Jul 24, 2023

Introduction to the Martingale System in Roulette

The Martingale System is a betting strategy that originated in 18th century France and is often used in games with a coin flip-like structure - meaning there are two potential outcomes of equal chance. It is popular in roulette because of the even money bets available, such as red or black, even or odd, and 1-18 or 19-36.

The world of gambling, especially games like roulette, has been subject to numerous strategies and systems designed to improve a player's odds. Among these, one of the most renowned is the Martingale System. The Martingale System is arguably the most famous betting strategy in the realm of casino games.

Dating back to 18th century France, the Martingale System has a long history and is known for its simplicity and what initially appears to be a logical approach to betting. It was originally developed for a coin-flipping game where the player would double their bet after each loss until they won, thereby recovering all previous losses plus a small profit.

Over time, it has been applied to a variety of games of chance but is perhaps most associated with roulette due to the even-money bets it offers, such as red or black, odd or even, and 1-18 or 19-36.

The beauty of the Martingale system is in its simplicity; it is straightforward to understand and easy to implement. However, like all betting systems, it comes with its own set of risks and limitations. While it can lead to short-term success, it is essential to understand that no betting strategy can guarantee long-term profits, and understanding the mathematical principles behind these strategies is crucial to managing your risk appropriately.

Basic Principle of the Martingale System

The principle behind the Martingale system is incredibly simple:

  1. Start with a Small Bet: You start by betting a small amount on one of the even money outcomes.
  2. Double After Loss: If you win, you keep the winnings and bet the same small amount again. If you lose, you double your bet on the next spin.
  3. Return to Initial Bet After Win: If you win following a loss, you return to your original small bet size.

The theory is that eventually, you will win, recouping all of your losses plus a small profit equal to the initial bet.

Example of Martingale System in Roulette

Here's a basic example to illustrate how the system works:

  1. Initial Bet: You bet $1 on red. If it lands on red, you win $1. You then bet $1 again.
  2. After a Loss: If it lands on black, you lose your $1. On the next spin, you bet $2 on red. If it lands on red, you win $2, covering your previous $1 loss and gaining an extra $1. If it lands on black, you double your bet to $4.
  3. Continuing the Process: If you lose again, you bet $8 on the next spin, and so forth, doubling your bet after each loss.

Potential Risks and Limitations of the Martingale System

Here's a deeper look into the potential risks and limitations that can come with using the Martingale System.

The Assumption of Endless Resources

The Martingale System, in theory, can seem foolproof because it assumes that eventually, you'll land a win that will cover all your losses.
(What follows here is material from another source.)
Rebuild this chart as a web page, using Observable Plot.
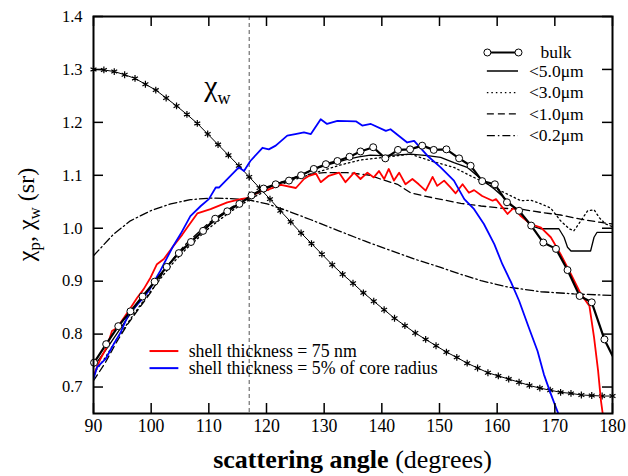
<!DOCTYPE html>
<html><head><meta charset="utf-8">
<script src="https://cdn.jsdelivr.net/npm/d3@7"></script>
<script src="https://cdn.jsdelivr.net/npm/@observablehq/plot@0.6"></script>
<style>
html,body{margin:0;padding:0;background:#fff;}
#chart{width:628px;height:476px;}
#chart svg, #chart svg text{font-family:"Liberation Serif","Times New Roman",serif !important;}
</style>
</head><body><div id="chart"></div>
<script>
// ---------- tick labels ----------
const xTicks = [90, 100, 110, 120, 130, 140, 150, 160, 170, 180];
const yTicks = [0.7, 0.8, 0.9, 1.0, 1.1, 1.2, 1.3, 1.4];

// ---------- chi_w (line with asterisks) ----------
const wAngles = [90,91.8,93.6,95.4,97.2,99,100.8,102.6,104.4,106.2,108,109.8,111.6,113.4,115.2,117,118.8,120.6,122.4,124.2,126,127.8,129.6,131.4,133.2,135,136.8,138.6,140.4,142.2,144,145.8,147.6,149.4,151.2,153,154.8,156.6,158.4,160.2,162,163.8,165.6,167.4,169.2,171,172.8,174.6,176.4,178.2,180];
const wValues = [1.300,1.299,1.296,1.290,1.283,1.272,1.261,1.246,1.231,1.215,1.198,1.178,1.158,1.138,1.118,1.097,1.076,1.055,1.033,1.012,0.991,0.971,0.951,0.931,0.913,0.896,0.878,0.862,0.846,0.830,0.816,0.802,0.790,0.778,0.766,0.756,0.745,0.736,0.727,0.721,0.715,0.709,0.703,0.698,0.694,0.690,0.688,0.685,0.684,0.683,0.683];

// ---------- bulk (thick line with open circles) ----------
const bulkAngles = [90.1,92.2,94.3,96.4,98.5,100.6,102.7,104.8,106.9,109,111.1,113.2,115.3,117.4,119.5,121.6,123.9,126,128.2,130.3,132.3,134.4,136.3,138.5,140.6,142.8,144.9,147,149,151.2,153.4,155.4,157.4,159.6,161.7,163.8,165.9,168,170.2,172.2,174.3,176.4,178.6];
const bulkValues = [0.746,0.781,0.815,0.843,0.871,0.899,0.927,0.953,0.974,0.995,1.018,1.032,1.046,1.062,1.075,1.083,1.090,1.100,1.112,1.121,1.127,1.135,1.145,1.153,1.132,1.148,1.149,1.156,1.148,1.149,1.132,1.118,1.089,1.083,1.049,1.033,1.005,0.973,0.961,0.921,0.872,0.860,0.790];
const bulkTailAngles = [178.6, 180];
const bulkTailValues = [0.790, 0.759];

// ---------- < 5.0 um (solid) ----------
const s5Angles = [90,92,94,96,98,100,102,104,106,108,110,112,114,116,118,120,122,124,126,128,130,132,134,136,138,140,142,145,147.9,150.2,152.5,154.8,157.2,159.5,161.8,164.1,165.8,167.6,170.7,171.6,172.2,172.8,176.2,176.8,177.3,180];
const s5Values = [0.738,0.768,0.800,0.832,0.862,0.890,0.918,0.944,0.966,0.986,1.005,1.022,1.038,1.051,1.064,1.075,1.084,1.093,1.101,1.110,1.118,1.124,1.130,1.135,1.138,1.137,1.138,1.140,1.137,1.134,1.124,1.115,1.093,1.074,1.052,1.027,1.005,0.999,0.999,0.983,0.964,0.957,0.957,0.983,0.992,0.992];

// ---------- < 3.0 um (dotted) ----------
const s3Angles = [90,92,94,96,98,100,102,104,106,108,110,112,114,116,118,120,122,124,126,128,130,133,136.3,140.4,145,148.5,152.5,155.4,157.7,160,162.4,164.1,165.8,167.6,169.3,171,172.5,173.3,174.5,175.7,176.8,177.7,178.8,180];
const s3Values = [0.725,0.755,0.790,0.822,0.853,0.882,0.910,0.937,0.960,0.980,1.000,1.017,1.033,1.047,1.060,1.071,1.080,1.089,1.096,1.103,1.110,1.120,1.129,1.134,1.140,1.127,1.115,1.099,1.087,1.074,1.061,1.052,1.053,1.046,1.038,1.014,0.999,0.995,1.014,1.033,1.035,1.020,1.008,1.003];

// ---------- < 1.0 um (dashed) ----------
const s1Angles = [90,92,94,96,98,100,102,104,106,108,110,112,114,116,118,120,122,124,126,130,134,138,140,142.7,145,147.3,150,153.7,157.2,160.6,164.1,167.6,171,174.5,178,180];
const s1Values = [0.712,0.745,0.785,0.820,0.850,0.880,0.915,0.945,0.970,0.990,1.010,1.025,1.040,1.052,1.063,1.075,1.085,1.093,1.100,1.105,1.105,1.100,1.092,1.083,1.067,1.061,1.055,1.047,1.042,1.038,1.036,1.030,1.025,1.017,1.011,1.008];

// ---------- < 0.2 um (dash-dot) ----------
const s02Angles = [90,93.5,96.4,99.9,103.4,106.8,110.3,113.8,116.7,120.1,123.6,127.7,132.3,137,141.5,145.6,150.2,153.7,157.2,161.8,167.6,173.3,180];
const s02Values = [0.948,0.989,1.014,1.033,1.046,1.054,1.057,1.056,1.054,1.046,1.033,1.016,0.996,0.976,0.958,0.942,0.926,0.913,0.901,0.889,0.880,0.876,0.873];

// ---------- shell thickness = 75 nm (red) ----------
const redAngles = [90,90.5,91.2,92.4,93.2,94.1,96.1,97.6,98.7,99.9,101,102.2,103.9,105.4,106.5,108,110.3,113.2,115.5,117.1,118.9,120.1,121,122.5,125.1,126.5,127.4,128.6,129.4,130.8,132.6,133.7,135.2,136.3,137.5,138.6,139.5,140.4,141.2,142.1,143,144.1,145.3,146.4,147.6,148.8,149.6,150.8,151.9,152.8,154,155.1,156,157.4,159.2,159.8,161.8,162.9,164.1,165.8,167.6,169.3,171,172.8,174.5,176,176.8,177.5,178,178.3];
const redValues = [0.720,0.735,0.753,0.778,0.806,0.812,0.844,0.869,0.885,0.907,0.932,0.942,0.967,0.988,1.005,1.028,1.036,1.049,1.055,1.058,1.071,1.072,1.076,1.082,1.076,1.093,1.099,1.103,1.087,1.099,1.105,1.087,1.105,1.093,1.105,1.096,1.108,1.093,1.112,1.090,1.105,1.083,1.093,1.083,1.071,1.097,1.080,1.090,1.077,1.066,1.083,1.067,1.072,1.061,1.052,1.055,1.027,1.039,1.023,1.008,1.001,0.983,0.951,0.913,0.876,0.853,0.794,0.731,0.674,0.650];

// ---------- shell thickness = 5% of core radius (blue) ----------
const blueAngles = [90,90.6,92.1,93.5,94.7,96.1,98.2,99.6,101.6,103.7,105.1,106.8,108.6,110,111.2,111.8,113.5,115.2,116.1,117.2,119.3,120.4,121.6,123.6,125,126.5,127.7,129.4,130.5,132.3,135.5,136.6,138.1,140.7,141.5,144.4,145.6,147.9,150.2,152.5,154.3,156,157.7,159.5,160.9,162.4,163.8,165.5,167,168.1,169.3,170.2,170.6];
const blueValues = [0.715,0.737,0.753,0.781,0.803,0.838,0.863,0.882,0.920,0.964,0.989,1.023,1.042,1.055,1.077,1.077,1.096,1.115,1.108,1.127,1.152,1.149,1.156,1.175,1.178,1.181,1.178,1.206,1.197,1.203,1.202,1.194,1.197,1.184,1.187,1.162,1.165,1.137,1.115,1.090,1.055,1.036,1.008,0.970,0.932,0.898,0.863,0.812,0.768,0.724,0.687,0.661,0.650];

// ---------- legend texts ----------
const legendNames = ["bulk", "<5.0\u03bcm", "<3.0\u03bcm", "<1.0\u03bcm", "<0.2\u03bcm"];
const shellNames = ["shell thickness = 75 nm", "shell thickness = 5% of core radius"];
const markerAngle = 117;

// ---------- build tables ----------
const zip = (a, v) => a.map((x, i) => ({a: x, v: v[i]}));
const wData = zip(wAngles, wValues);
const bulkData = zip(bulkAngles, bulkValues);
const bulkTail = zip(bulkTailAngles, bulkTailValues);
const s5 = zip(s5Angles, s5Values);
const s3 = zip(s3Angles, s3Values);
const s1 = zip(s1Angles, s1Values);
const s02 = zip(s02Angles, s02Values);
const red = zip(redAngles, redValues);
const blue = zip(blueAngles, blueValues);

// ---------- layout ----------
const W = 628, H = 476, mL = 93, mR = 16, mT = 16, mB = 63;
const fw = W - mL - mR, fh = H - mT - mB;
const TICK = 10;
const DOT = "1.5,3", DASH = "7,4", DASHDOT = "8,3,1.5,3";
const serif = "Liberation Serif";
// legend layout (data units)
const legX1 = 158.3, legX2 = 163.7, legTX = 165.5, legBulkTX = 167.5;
const legYs = [1.332, 1.297, 1.256, 1.216, 1.175];
const legStyles = [
  {stroke: "black", strokeWidth: 2.2},
  {stroke: "black", strokeWidth: 1.3},
  {stroke: "black", strokeWidth: 1.3, strokeDasharray: DOT},
  {stroke: "black", strokeWidth: 1.3, strokeDasharray: DASH},
  {stroke: "black", strokeWidth: 1.3, strokeDasharray: DASHDOT}
];
const shX1 = 99.8, shX2 = 104.8, shTX = 106.5;
const shYs = [0.768, 0.7357];
const shColors = ["#ff0000", "#0000ff"];

const legendMarks = legendNames.flatMap((name, i) => [
  Plot.ruleY([legYs[i]], {y: d => d, x1: legX1, x2: legX2, ...legStyles[i]}),
  Plot.text([name], {x: i === 0 ? legBulkTX : legTX, y: legYs[i], text: d => d, textAnchor: "start", fontSize: 17.5, fontFamily: serif, fill: "black"})
]);
legendMarks.push(Plot.dot([legX1, legX2], {x: d => d, y: legYs[0], r: 3.5, fill: "white", stroke: "black", strokeWidth: 1}));
const shellMarks = shellNames.flatMap((name, i) => [
  Plot.ruleY([shYs[i]], {y: d => d, x1: shX1, x2: shX2, stroke: shColors[i], strokeWidth: 2}),
  Plot.text([name], {x: shTX, y: shYs[i], text: d => d, textAnchor: "start", fontSize: 17.8, fontFamily: serif, fill: "black"})
]);

const plot = Plot.plot({
  width: W, height: H,
  marginLeft: mL, marginRight: mR, marginTop: mT, marginBottom: mB,
  style: {background: "white", color: "black"},
  x: {domain: [90, 180]},
  y: {domain: [0.65, 1.4]},
  marks: [
    Plot.ruleX([markerAngle], {x: d => d, stroke: "#555", strokeWidth: 1, strokeDasharray: "4,3"}),
    Plot.line(s02, {x: "a", y: "v", stroke: "black", strokeWidth: 1.3, strokeDasharray: DASHDOT, clip: true}),
    Plot.line(s1, {x: "a", y: "v", stroke: "black", strokeWidth: 1.3, strokeDasharray: DASH, clip: true}),
    Plot.line(s3, {x: "a", y: "v", stroke: "black", strokeWidth: 1.3, strokeDasharray: DOT, clip: true}),
    Plot.line(s5, {x: "a", y: "v", stroke: "black", strokeWidth: 1.3, clip: true}),
    Plot.line(wData, {x: "a", y: "v", stroke: "black", strokeWidth: 1, clip: true}),
    Plot.dot(wData, {x: "a", y: "v", symbol: "asterisk", r: 3.2, stroke: "black", strokeWidth: 1.2}),
    Plot.line(red, {x: "a", y: "v", stroke: "#ff0000", strokeWidth: 1.8, clip: true}),
    Plot.line(blue, {x: "a", y: "v", stroke: "#0000ff", strokeWidth: 1.8, clip: true}),
    Plot.line(bulkData, {x: "a", y: "v", stroke: "black", strokeWidth: 2.2, clip: true}),
    Plot.line(bulkTail, {x: "a", y: "v", stroke: "black", strokeWidth: 2.2, clip: true}),
    Plot.dot(bulkData, {x: "a", y: "v", r: 3.5, fill: "white", stroke: "black", strokeWidth: 1}),
    ...legendMarks,
    ...shellMarks,
    Plot.frame({stroke: "black", strokeWidth: 2}),
    Plot.tickX(xTicks, {x: d => d, insetTop: fh - TICK, stroke: "black", strokeWidth: 1.5}),
    Plot.tickX(xTicks, {x: d => d, insetBottom: fh - TICK, stroke: "black", strokeWidth: 1.5}),
    Plot.tickY(yTicks, {y: d => d, insetRight: fw - TICK, stroke: "black", strokeWidth: 1.5}),
    Plot.tickY(yTicks, {y: d => d, insetLeft: fw - TICK, stroke: "black", strokeWidth: 1.5}),
    Plot.axisX(xTicks, {tickSize: 0, tickPadding: 6, fontSize: 17.8, fontFamily: serif, label: null, fill: "black"}),
    Plot.axisY(yTicks, {tickSize: 0, tickPadding: 11, fontSize: 16.5, fontFamily: serif, tickFormat: d3.format(".1f"), label: null, fill: "black"})
  ]
});

document.getElementById("chart").appendChild(plot);

// ---------- annotations with subscripts ----------
const svg = d3.select(plot);
svg.attr("font-family", serif);
const xs = plot.scale("x"), ys = plot.scale("y");

// chi_w label in the plot
const chiW = svg.append("text").attr("font-family", serif).attr("fill", "black")
  .attr("text-anchor", "start")
  .attr("x", xs.apply(109.3)).attr("y", ys.apply(1.2483));
chiW.append("tspan").attr("font-size", 30).text("\u03c7");
chiW.append("tspan").attr("font-size", 18).attr("dy", 8).text("w");

// x axis title
const xt = svg.append("text").attr("font-family", serif).attr("fill", "black")
  .attr("font-size", 26).attr("text-anchor", "middle")
  .attr("x", mL + fw / 2).attr("y", 468);
xt.append("tspan").attr("font-weight", "bold").text("scattering angle");
xt.append("tspan").text(" (degrees)");

// y axis title
const yt = svg.append("text").attr("font-family", serif).attr("fill", "black")
  .attr("font-size", 24).attr("text-anchor", "middle")
  .attr("transform", `translate(34,${mT + fh / 2}) rotate(-90)`);
yt.append("tspan").text("\u03c7");
yt.append("tspan").attr("font-size", 17).attr("dy", 6).text("p");
yt.append("tspan").attr("dy", -6).text(", \u03c7");
yt.append("tspan").attr("font-size", 17).attr("dy", 6).text("w");
yt.append("tspan").attr("dy", -6).text(" (sr)");
</script>
</body></html>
However, this system is based on the presumption that you have an endless supply of money to wager.

In reality, everyone has a financial limit. If you encounter a long losing streak, which is not uncommon in games of chance, your bet size can rapidly escalate into hundreds or even thousands of dollars to recoup a $1 initial bet. Even if you can afford to continue doubling your bets, the risk involved becomes incredibly high for a small potential reward.

Roulette Table Limits

Another limiting factor is the maximum bet allowed at the roulette table. Casinos impose these limits specifically to thwart betting systems like the Martingale. If you reach this limit during a string of losses, you can't double your bet as the strategy requires, effectively breaking the system.

For instance, if a table has a $500 maximum bet and you start with a $1 bet, you could only double your bet 8 times before reaching the table limit (given the sequence: $1, $2, $4, $8, $16, $32, $64, $128, $256). If you're still losing after 8 bets, you wouldn't be able to double your $256 bet to continue the system.

Risk vs Reward Ratio

The Martingale System is inherently unbalanced when considering risk versus reward. You're risking a substantial amount of money for the chance to win your initial small bet. Using the above example, after eight losing bets, you would be risking $256 to win $1.

Moreover, the risk grows exponentially with each loss, while the potential reward stays the same. If you hit a lengthy losing streak, you could potentially lose a significant amount of money for the prospect of winning a relatively tiny amount.


While the Martingale System might seem attractive, it is important to remember that roulette is a game of chance. No betting system can overcome the house edge in the long run. It can be a fun strategy to try, but it's crucial to set a budget and stick to it, understanding that it's all part of the game's risk.